Invoicing & Billing

What is Purchase Order (PO)?

A formal document issued by a buyer to a seller specifying the types, quantities, prices, and terms of products or services to be purchased.

How It Works

A Purchase Order (PO) is a legally binding commercial document that initiates a purchase transaction. It specifies what the buyer wants, at what price, delivery terms, and payment terms. Once the seller accepts the PO, it becomes a contract. The PO-to-payment cycle includes: Requisition → PO creation → PO approval → Vendor acceptance → Goods receipt → Invoice matching (3-way match: PO vs Receipt vs Invoice) → Payment.
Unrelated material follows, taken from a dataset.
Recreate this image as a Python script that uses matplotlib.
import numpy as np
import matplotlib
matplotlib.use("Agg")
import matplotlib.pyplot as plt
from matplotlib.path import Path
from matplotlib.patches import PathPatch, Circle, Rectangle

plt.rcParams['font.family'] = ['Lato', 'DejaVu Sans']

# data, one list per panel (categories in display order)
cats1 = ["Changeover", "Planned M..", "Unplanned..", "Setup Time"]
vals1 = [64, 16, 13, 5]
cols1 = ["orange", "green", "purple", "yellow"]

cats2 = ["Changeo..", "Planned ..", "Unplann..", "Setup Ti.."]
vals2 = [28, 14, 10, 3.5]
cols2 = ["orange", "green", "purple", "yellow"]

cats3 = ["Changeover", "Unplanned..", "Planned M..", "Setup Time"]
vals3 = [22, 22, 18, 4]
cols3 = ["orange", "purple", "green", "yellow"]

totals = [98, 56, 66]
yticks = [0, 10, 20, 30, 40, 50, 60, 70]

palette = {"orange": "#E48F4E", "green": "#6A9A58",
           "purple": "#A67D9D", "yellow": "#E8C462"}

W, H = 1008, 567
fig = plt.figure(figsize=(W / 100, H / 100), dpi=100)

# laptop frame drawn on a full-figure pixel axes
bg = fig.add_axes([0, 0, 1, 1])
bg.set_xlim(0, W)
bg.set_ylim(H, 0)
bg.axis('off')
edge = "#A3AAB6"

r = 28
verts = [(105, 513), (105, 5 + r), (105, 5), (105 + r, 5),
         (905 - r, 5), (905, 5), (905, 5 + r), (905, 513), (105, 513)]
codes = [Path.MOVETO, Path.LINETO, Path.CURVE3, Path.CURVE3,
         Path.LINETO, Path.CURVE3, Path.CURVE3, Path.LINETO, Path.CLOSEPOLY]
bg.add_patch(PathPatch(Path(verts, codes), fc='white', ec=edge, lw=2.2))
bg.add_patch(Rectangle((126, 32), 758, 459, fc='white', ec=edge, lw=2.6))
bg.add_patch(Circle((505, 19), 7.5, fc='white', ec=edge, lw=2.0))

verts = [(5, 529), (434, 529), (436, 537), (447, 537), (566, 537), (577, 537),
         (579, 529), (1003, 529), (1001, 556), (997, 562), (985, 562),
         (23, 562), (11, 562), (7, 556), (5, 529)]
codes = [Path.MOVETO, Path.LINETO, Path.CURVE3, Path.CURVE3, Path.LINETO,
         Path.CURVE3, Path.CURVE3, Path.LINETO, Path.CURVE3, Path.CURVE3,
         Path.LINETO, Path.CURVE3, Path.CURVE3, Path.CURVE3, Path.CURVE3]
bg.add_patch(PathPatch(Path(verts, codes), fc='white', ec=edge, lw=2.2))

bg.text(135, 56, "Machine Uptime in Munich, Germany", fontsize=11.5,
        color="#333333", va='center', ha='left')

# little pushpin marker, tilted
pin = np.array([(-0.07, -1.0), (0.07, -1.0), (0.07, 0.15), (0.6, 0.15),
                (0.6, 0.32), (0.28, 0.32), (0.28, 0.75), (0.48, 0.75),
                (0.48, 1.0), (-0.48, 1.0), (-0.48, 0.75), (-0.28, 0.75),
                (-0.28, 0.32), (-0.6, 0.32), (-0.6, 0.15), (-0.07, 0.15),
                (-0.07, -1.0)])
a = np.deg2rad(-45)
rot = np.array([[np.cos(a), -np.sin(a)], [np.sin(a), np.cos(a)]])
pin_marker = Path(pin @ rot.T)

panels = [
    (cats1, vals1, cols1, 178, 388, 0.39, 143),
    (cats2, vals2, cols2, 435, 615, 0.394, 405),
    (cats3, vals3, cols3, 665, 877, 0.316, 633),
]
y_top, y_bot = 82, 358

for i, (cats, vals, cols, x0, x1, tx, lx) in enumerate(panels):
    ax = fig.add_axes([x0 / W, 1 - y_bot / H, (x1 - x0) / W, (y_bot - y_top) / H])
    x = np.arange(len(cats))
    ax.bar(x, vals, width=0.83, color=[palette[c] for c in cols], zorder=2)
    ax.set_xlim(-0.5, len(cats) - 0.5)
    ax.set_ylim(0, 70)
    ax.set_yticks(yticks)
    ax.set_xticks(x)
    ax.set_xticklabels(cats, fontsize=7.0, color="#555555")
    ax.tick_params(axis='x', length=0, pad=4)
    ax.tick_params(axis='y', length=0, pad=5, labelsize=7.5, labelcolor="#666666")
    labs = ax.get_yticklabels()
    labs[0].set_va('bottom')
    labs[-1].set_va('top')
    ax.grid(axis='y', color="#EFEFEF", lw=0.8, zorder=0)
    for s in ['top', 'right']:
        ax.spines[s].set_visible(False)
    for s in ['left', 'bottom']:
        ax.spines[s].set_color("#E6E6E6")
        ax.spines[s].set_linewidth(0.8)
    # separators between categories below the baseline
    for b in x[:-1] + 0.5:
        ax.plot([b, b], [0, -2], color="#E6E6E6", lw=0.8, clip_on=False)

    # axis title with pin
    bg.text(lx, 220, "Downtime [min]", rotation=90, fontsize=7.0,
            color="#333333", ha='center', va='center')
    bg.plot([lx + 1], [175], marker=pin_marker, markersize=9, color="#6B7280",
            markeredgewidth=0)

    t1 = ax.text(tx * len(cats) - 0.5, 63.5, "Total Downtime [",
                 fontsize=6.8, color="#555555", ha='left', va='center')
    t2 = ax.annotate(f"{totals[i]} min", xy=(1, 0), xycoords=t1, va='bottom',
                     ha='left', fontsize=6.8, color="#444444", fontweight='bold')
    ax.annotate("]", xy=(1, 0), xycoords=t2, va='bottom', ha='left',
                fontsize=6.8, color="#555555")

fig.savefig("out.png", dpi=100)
PO numbers help track orders, manage budgets, prevent unauthorized purchases, and resolve disputes.

Real-World Example

PO #2026-0423 to ABC Supplies: 500 units of Part-A at ₹120/unit = ₹60,000, 200 units of Part-B at ₹250/unit = ₹50,000. Total ₹1,10,000 + 18% GST = ₹1,29,800. Delivery by May 15, 2026. Payment: Net 30.

Why It Matters

1

Ensures accurate financial reporting and record-keeping

2

Helps maintain regulatory and tax compliance

3

Enables better-informed business decisions

4

Improves operational efficiency and cash flow management

Frequently Asked Questions

Is a purchase order legally binding?

Yes, once the seller accepts the PO, it becomes a binding contract. The buyer is obligated to pay for goods/services as specified, and the seller is obligated to deliver. This is why PO approval workflows are critical — they prevent unauthorized commitments.

What is 3-way matching?

A verification process matching three documents: 1) Purchase Order (what was ordered), 2) Goods Receipt Note (what was received), 3) Vendor Invoice (what was billed). All three must agree on quantities and prices before payment is approved. This prevents overpayment and fraud.